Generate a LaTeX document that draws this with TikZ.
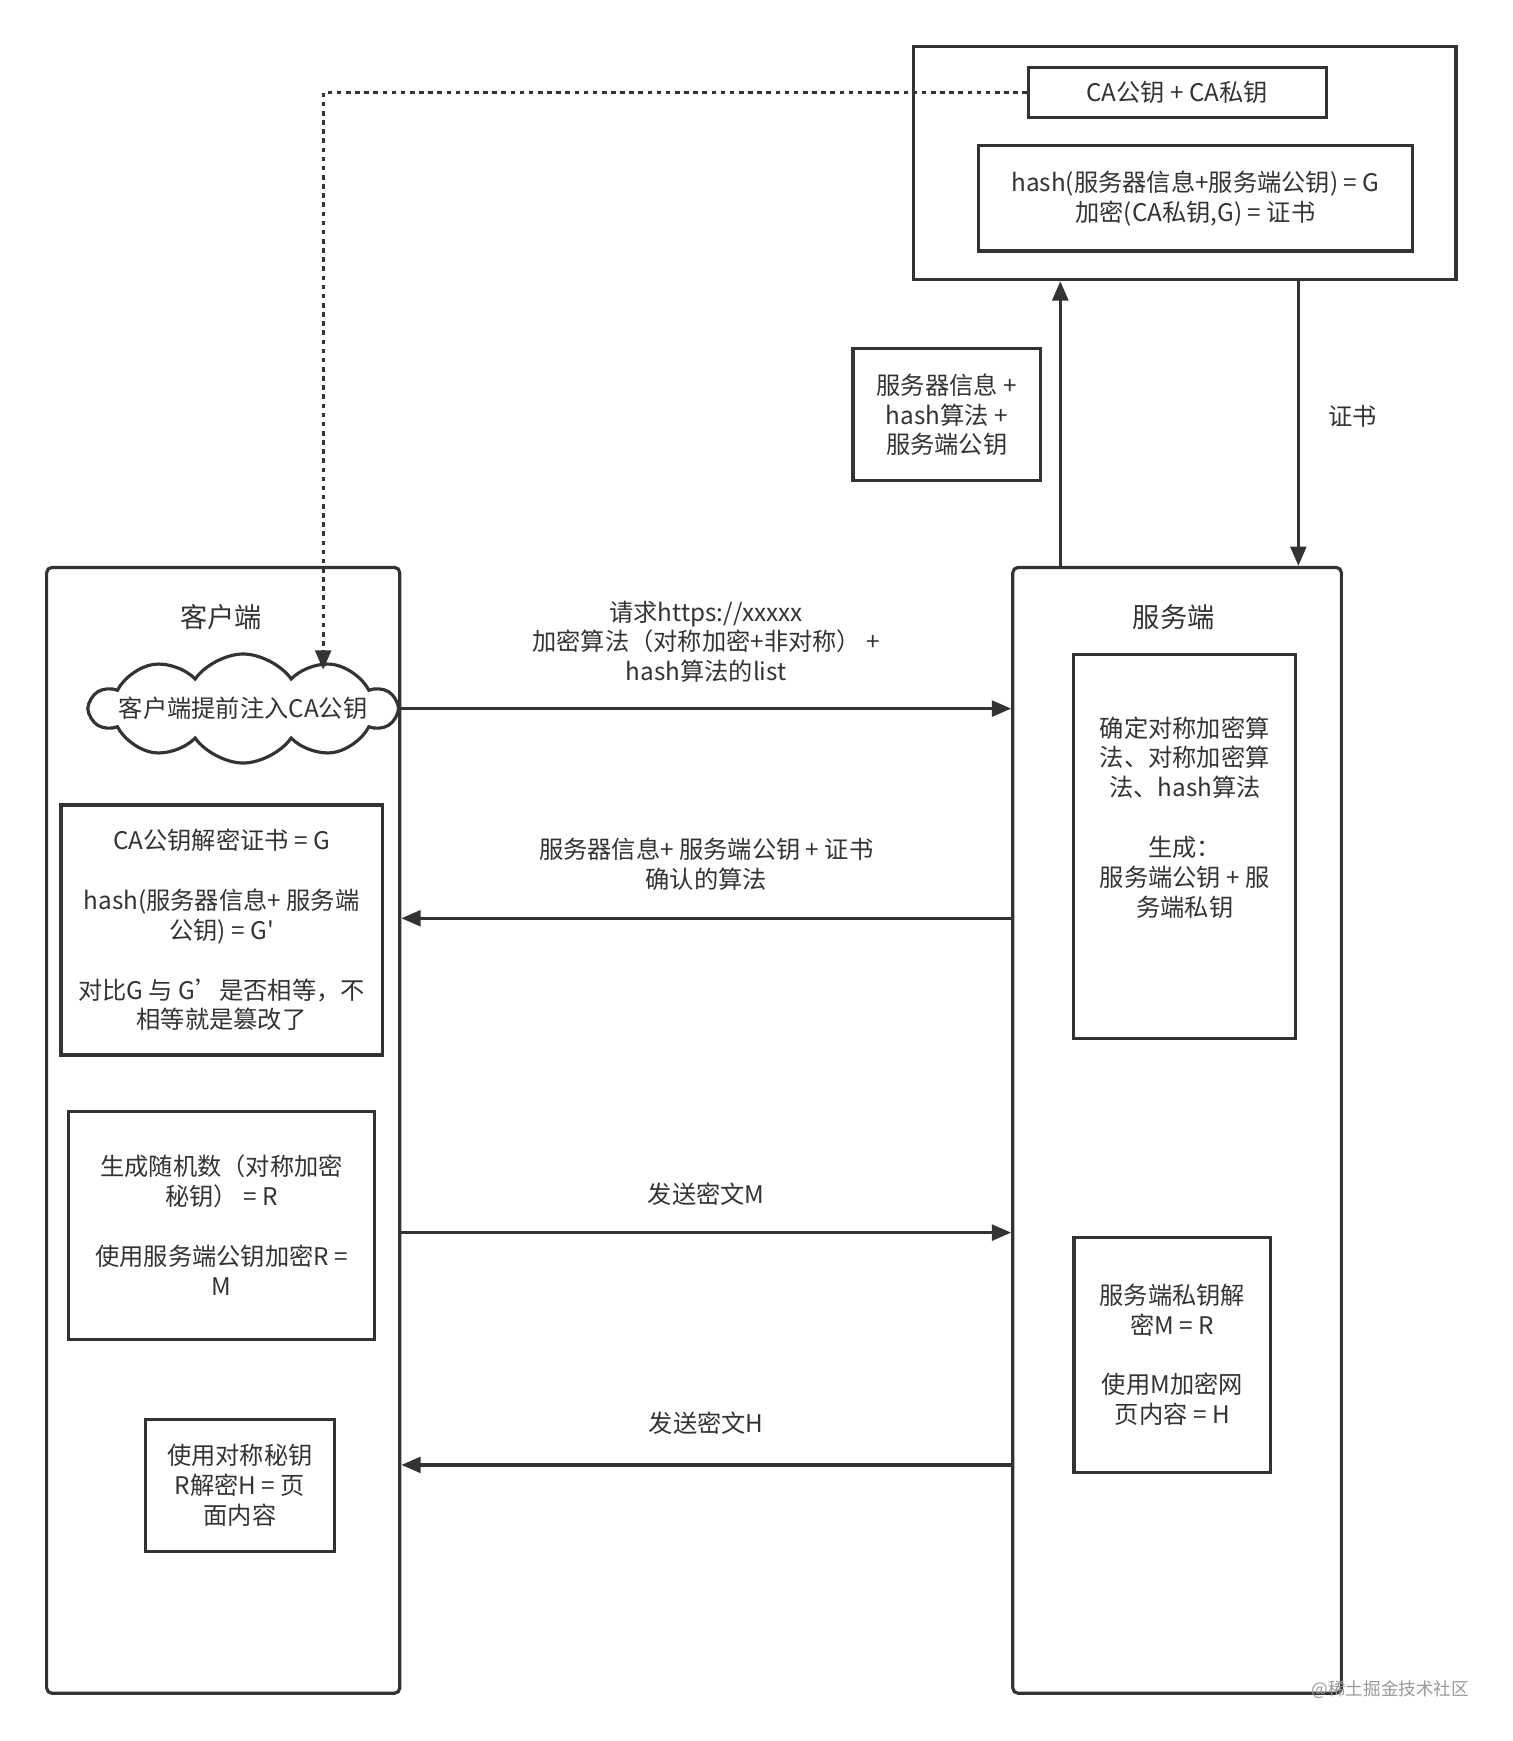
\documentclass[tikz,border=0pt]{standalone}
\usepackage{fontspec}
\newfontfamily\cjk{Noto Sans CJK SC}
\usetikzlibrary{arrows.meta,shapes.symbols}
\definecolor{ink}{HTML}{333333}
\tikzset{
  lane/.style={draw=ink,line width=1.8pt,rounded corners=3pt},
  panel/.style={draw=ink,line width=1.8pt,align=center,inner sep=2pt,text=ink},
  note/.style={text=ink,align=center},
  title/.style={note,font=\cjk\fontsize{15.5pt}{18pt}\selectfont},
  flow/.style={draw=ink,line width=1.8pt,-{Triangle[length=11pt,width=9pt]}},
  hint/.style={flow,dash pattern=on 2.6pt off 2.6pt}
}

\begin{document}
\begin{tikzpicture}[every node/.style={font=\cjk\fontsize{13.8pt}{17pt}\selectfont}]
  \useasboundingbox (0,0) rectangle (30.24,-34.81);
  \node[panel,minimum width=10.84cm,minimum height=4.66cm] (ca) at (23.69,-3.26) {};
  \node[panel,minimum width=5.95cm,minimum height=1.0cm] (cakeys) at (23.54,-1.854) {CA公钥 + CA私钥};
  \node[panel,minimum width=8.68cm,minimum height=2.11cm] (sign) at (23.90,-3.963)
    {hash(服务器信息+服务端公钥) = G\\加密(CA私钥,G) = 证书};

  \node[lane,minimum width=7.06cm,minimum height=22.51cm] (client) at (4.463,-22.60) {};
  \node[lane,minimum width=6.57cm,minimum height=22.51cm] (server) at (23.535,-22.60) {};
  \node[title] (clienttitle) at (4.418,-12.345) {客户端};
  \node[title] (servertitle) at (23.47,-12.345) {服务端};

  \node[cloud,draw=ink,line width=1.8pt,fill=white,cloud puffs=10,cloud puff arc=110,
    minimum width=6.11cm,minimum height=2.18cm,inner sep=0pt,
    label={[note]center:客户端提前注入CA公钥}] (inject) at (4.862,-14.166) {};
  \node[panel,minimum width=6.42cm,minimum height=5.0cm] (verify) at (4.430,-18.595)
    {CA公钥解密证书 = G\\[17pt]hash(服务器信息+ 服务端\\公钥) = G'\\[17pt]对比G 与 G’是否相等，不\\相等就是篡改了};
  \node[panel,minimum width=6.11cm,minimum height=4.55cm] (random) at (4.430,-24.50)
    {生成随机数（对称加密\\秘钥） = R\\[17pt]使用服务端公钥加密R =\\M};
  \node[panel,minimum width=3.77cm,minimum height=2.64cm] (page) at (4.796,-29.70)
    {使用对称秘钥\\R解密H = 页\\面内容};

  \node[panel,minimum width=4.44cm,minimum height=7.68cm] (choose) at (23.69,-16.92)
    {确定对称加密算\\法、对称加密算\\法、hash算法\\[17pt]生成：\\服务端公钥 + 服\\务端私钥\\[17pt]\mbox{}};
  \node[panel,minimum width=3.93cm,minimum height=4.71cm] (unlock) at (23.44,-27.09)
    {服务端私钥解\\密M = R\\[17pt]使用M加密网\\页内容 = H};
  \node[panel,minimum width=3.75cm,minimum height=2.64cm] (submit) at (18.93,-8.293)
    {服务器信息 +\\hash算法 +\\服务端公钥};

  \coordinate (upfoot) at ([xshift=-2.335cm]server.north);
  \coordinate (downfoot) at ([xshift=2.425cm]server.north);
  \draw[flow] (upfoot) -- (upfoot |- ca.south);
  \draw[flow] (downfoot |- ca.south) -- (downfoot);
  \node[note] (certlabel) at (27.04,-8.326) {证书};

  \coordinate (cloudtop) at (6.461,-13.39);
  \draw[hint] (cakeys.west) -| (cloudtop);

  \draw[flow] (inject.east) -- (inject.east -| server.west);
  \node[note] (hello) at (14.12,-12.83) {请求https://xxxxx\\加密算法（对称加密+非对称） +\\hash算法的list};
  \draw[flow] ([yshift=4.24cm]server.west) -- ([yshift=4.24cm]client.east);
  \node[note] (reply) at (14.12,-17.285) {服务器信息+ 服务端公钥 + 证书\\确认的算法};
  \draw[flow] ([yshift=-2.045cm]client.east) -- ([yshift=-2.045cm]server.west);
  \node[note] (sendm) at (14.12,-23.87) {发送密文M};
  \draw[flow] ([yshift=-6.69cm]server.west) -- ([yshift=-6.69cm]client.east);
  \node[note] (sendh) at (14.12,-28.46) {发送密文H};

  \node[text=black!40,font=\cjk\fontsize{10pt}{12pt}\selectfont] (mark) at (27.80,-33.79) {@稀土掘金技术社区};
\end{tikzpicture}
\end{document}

*Directive*
Leave the images out and output the remaining material exactly as it stands.

*Problem solution*
Generate a LaTeX document that draws this with TikZ.
\documentclass[tikz,border=0pt]{standalone}
\usepackage{fontspec}
\newfontfamily\cjk{Noto Sans CJK SC}
\usetikzlibrary{arrows.meta,shapes.symbols}
\definecolor{ink}{HTML}{333333}
\tikzset{
  lane/.style={draw=ink,line width=1.8pt,rounded corners=3pt},
  panel/.style={draw=ink,line width=1.8pt,align=center,inner sep=2pt,text=ink},
  note/.style={text=ink,align=center},
  title/.style={note,font=\cjk\fontsize{15.5pt}{18pt}\selectfont},
  flow/.style={draw=ink,line width=1.8pt,-{Triangle[length=11pt,width=9pt]}},
  hint/.style={flow,dash pattern=on 2.6pt off 2.6pt}
}

\begin{document}
\begin{tikzpicture}[every node/.style={font=\cjk\fontsize{13.8pt}{17pt}\selectfont}]
  \useasboundingbox (0,0) rectangle (30.24,-34.81);
  \node[panel,minimum width=10.84cm,minimum height=4.66cm] (ca) at (23.69,-3.26) {};
  \node[panel,minimum width=5.95cm,minimum height=1.0cm] (cakeys) at (23.54,-1.854) {CA公钥 + CA私钥};
  \node[panel,minimum width=8.68cm,minimum height=2.11cm] (sign) at (23.90,-3.963)
    {hash(服务器信息+服务端公钥) = G\\加密(CA私钥,G) = 证书};

  \node[lane,minimum width=7.06cm,minimum height=22.51cm] (client) at (4.463,-22.60) {};
  \node[lane,minimum width=6.57cm,minimum height=22.51cm] (server) at (23.535,-22.60) {};
  \node[title] (clienttitle) at (4.418,-12.345) {客户端};
  \node[title] (servertitle) at (23.47,-12.345) {服务端};

  \node[cloud,draw=ink,line width=1.8pt,fill=white,cloud puffs=10,cloud puff arc=110,
    minimum width=6.11cm,minimum height=2.18cm,inner sep=0pt,
    label={[note]center:客户端提前注入CA公钥}] (inject) at (4.862,-14.166) {};
  \node[panel,minimum width=6.42cm,minimum height=5.0cm] (verify) at (4.430,-18.595)
    {CA公钥解密证书 = G\\[17pt]hash(服务器信息+ 服务端\\公钥) = G'\\[17pt]对比G 与 G’是否相等，不\\相等就是篡改了};
  \node[panel,minimum width=6.11cm,minimum height=4.55cm] (random) at (4.430,-24.50)
    {生成随机数（对称加密\\秘钥） = R\\[17pt]使用服务端公钥加密R =\\M};
  \node[panel,minimum width=3.77cm,minimum height=2.64cm] (page) at (4.796,-29.70)
    {使用对称秘钥\\R解密H = 页\\面内容};

  \node[panel,minimum width=4.44cm,minimum height=7.68cm] (choose) at (23.69,-16.92)
    {确定对称加密算\\法、对称加密算\\法、hash算法\\[17pt]生成：\\服务端公钥 + 服\\务端私钥\\[17pt]\mbox{}};
  \node[panel,minimum width=3.93cm,minimum height=4.71cm] (unlock) at (23.44,-27.09)
    {服务端私钥解\\密M = R\\[17pt]使用M加密网\\页内容 = H};
  \node[panel,minimum width=3.75cm,minimum height=2.64cm] (submit) at (18.93,-8.293)
    {服务器信息 +\\hash算法 +\\服务端公钥};

  \coordinate (upfoot) at ([xshift=-2.335cm]server.north);
  \coordinate (downfoot) at ([xshift=2.425cm]server.north);
  \draw[flow] (upfoot) -- (upfoot |- ca.south);
  \draw[flow] (downfoot |- ca.south) -- (downfoot);
  \node[note] (certlabel) at (27.04,-8.326) {证书};

  \coordinate (cloudtop) at (6.461,-13.39);
  \draw[hint] (cakeys.west) -| (cloudtop);

  \draw[flow] (inject.east) -- (inject.east -| server.west);
  \node[note] (hello) at (14.12,-12.83) {请求https://xxxxx\\加密算法（对称加密+非对称） +\\hash算法的list};
  \draw[flow] ([yshift=4.24cm]server.west) -- ([yshift=4.24cm]client.east);
  \node[note] (reply) at (14.12,-17.285) {服务器信息+ 服务端公钥 + 证书\\确认的算法};
  \draw[flow] ([yshift=-2.045cm]client.east) -- ([yshift=-2.045cm]server.west);
  \node[note] (sendm) at (14.12,-23.87) {发送密文M};
  \draw[flow] ([yshift=-6.69cm]server.west) -- ([yshift=-6.69cm]client.east);
  \node[note] (sendh) at (14.12,-28.46) {发送密文H};

  \node[text=black!40,font=\cjk\fontsize{10pt}{12pt}\selectfont] (mark) at (27.80,-33.79) {@稀土掘金技术社区};
\end{tikzpicture}
\end{document}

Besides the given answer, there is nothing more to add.